*Supplied data*
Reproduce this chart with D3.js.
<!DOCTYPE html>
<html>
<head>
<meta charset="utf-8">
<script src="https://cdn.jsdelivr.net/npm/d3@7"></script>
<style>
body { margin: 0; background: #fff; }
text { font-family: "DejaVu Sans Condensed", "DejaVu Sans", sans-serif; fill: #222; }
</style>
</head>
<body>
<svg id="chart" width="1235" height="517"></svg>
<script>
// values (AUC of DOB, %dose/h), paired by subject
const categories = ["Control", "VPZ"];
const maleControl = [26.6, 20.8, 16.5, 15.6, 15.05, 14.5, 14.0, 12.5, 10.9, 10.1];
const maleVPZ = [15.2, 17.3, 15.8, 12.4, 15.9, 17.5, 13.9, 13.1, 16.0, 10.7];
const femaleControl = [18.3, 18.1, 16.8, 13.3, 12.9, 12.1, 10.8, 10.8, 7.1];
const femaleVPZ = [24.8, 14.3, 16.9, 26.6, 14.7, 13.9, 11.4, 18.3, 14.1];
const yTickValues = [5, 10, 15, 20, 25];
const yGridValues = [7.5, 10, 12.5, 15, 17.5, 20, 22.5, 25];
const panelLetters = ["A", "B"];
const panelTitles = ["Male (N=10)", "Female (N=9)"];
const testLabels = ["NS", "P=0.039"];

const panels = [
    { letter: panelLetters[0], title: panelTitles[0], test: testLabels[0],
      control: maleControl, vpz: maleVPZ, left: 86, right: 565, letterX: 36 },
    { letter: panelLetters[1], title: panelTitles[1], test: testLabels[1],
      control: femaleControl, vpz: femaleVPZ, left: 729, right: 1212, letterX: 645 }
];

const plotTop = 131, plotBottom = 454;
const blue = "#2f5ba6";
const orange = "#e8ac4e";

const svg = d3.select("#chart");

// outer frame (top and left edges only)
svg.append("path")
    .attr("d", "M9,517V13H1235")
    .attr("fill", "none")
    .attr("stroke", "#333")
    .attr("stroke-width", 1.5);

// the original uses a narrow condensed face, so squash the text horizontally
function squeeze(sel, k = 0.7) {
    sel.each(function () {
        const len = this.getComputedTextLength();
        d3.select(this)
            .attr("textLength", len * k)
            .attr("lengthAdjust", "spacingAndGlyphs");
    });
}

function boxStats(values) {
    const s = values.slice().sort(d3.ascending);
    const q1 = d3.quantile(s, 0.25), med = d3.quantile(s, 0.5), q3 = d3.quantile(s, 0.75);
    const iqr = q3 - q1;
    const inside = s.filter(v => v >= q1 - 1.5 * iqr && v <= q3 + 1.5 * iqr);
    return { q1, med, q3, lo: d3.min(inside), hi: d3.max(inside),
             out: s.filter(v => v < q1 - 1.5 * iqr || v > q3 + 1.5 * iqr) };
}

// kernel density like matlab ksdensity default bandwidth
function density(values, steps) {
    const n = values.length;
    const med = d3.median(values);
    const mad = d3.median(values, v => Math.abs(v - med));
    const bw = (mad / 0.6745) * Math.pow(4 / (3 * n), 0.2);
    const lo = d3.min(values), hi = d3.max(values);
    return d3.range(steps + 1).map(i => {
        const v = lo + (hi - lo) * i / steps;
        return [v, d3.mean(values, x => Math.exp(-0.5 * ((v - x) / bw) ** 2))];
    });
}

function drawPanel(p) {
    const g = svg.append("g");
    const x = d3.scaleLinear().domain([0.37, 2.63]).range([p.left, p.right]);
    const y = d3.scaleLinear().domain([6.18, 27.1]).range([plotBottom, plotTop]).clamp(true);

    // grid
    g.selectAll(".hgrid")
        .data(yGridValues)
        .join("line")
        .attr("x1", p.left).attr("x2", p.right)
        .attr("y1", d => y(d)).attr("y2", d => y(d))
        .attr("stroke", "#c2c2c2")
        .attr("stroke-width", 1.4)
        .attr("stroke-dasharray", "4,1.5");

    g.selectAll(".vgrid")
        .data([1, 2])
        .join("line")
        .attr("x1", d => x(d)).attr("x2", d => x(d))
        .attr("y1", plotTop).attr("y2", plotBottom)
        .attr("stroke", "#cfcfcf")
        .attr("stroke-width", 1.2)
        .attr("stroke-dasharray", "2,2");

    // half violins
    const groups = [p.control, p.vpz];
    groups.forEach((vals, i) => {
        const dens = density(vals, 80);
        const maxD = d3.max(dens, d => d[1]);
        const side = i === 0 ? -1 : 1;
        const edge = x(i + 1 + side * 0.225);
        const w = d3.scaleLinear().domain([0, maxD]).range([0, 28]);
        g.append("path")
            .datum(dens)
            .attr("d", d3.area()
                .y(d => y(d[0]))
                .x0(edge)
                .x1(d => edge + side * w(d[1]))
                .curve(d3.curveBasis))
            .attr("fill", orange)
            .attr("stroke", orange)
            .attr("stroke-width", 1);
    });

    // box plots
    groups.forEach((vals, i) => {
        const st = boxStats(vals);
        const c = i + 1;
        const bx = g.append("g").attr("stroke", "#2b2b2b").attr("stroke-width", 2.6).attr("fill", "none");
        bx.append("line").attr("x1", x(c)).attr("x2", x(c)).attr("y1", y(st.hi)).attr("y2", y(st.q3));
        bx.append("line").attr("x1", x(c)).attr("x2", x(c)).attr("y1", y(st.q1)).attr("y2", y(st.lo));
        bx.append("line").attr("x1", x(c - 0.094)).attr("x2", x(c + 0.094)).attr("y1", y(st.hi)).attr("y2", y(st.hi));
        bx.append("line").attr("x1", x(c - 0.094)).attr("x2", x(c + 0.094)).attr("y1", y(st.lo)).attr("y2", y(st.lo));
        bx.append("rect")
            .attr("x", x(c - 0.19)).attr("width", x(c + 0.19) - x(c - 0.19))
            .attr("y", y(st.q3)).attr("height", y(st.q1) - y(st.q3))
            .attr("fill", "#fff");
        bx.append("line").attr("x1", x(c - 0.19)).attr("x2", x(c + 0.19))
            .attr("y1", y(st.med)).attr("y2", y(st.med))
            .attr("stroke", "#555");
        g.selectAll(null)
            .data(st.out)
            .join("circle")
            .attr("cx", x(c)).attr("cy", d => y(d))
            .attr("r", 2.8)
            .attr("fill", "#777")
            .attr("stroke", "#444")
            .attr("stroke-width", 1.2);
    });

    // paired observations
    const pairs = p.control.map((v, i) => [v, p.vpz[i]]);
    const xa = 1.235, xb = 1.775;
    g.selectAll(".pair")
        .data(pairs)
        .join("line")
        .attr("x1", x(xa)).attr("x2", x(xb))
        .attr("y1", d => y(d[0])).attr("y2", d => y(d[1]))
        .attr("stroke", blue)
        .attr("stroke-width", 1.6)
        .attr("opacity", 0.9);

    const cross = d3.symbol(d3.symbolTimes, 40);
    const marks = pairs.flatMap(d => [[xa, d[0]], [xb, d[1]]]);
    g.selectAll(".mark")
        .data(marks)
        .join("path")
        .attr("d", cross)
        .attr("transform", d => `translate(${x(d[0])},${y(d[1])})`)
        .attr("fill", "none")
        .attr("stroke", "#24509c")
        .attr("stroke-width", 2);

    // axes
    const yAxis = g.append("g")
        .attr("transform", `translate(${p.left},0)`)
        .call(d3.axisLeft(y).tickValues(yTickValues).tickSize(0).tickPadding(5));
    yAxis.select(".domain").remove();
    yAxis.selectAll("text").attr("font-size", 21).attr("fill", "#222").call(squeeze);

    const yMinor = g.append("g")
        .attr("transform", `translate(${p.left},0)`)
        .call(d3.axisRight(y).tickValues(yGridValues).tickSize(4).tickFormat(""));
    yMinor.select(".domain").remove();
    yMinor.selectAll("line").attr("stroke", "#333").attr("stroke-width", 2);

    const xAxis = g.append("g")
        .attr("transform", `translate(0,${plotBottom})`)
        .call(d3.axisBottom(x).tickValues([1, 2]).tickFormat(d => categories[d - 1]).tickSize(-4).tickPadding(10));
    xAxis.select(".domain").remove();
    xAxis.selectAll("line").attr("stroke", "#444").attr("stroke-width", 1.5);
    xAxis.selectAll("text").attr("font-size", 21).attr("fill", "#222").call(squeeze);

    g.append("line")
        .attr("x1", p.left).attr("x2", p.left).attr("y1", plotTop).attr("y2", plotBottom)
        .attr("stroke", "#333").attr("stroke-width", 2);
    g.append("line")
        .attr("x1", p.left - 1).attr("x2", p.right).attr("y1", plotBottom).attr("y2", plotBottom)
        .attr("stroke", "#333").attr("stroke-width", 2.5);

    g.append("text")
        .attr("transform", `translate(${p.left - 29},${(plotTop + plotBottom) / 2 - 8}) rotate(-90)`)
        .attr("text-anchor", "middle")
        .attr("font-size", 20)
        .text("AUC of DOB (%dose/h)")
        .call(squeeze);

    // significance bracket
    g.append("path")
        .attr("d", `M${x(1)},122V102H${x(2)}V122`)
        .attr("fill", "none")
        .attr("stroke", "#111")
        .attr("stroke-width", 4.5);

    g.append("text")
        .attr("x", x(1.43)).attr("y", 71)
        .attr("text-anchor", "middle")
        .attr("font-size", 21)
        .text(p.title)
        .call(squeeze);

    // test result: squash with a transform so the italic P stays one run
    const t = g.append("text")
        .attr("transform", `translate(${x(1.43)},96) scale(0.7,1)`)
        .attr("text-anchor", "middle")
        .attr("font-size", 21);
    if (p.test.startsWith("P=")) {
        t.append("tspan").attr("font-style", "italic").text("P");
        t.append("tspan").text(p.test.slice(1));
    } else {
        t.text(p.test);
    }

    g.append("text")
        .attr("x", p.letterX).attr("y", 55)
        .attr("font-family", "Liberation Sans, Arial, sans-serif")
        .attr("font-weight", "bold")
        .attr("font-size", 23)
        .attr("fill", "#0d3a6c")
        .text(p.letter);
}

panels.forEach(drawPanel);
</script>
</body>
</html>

*Exercise directions*
Scan the material above for the word "chart". Copy each line where it occurs.

*Response to the exercise*
Reproduce this chart with D3.js.
<svg id="chart" width="1235" height="517"></svg>
const svg = d3.select("#chart");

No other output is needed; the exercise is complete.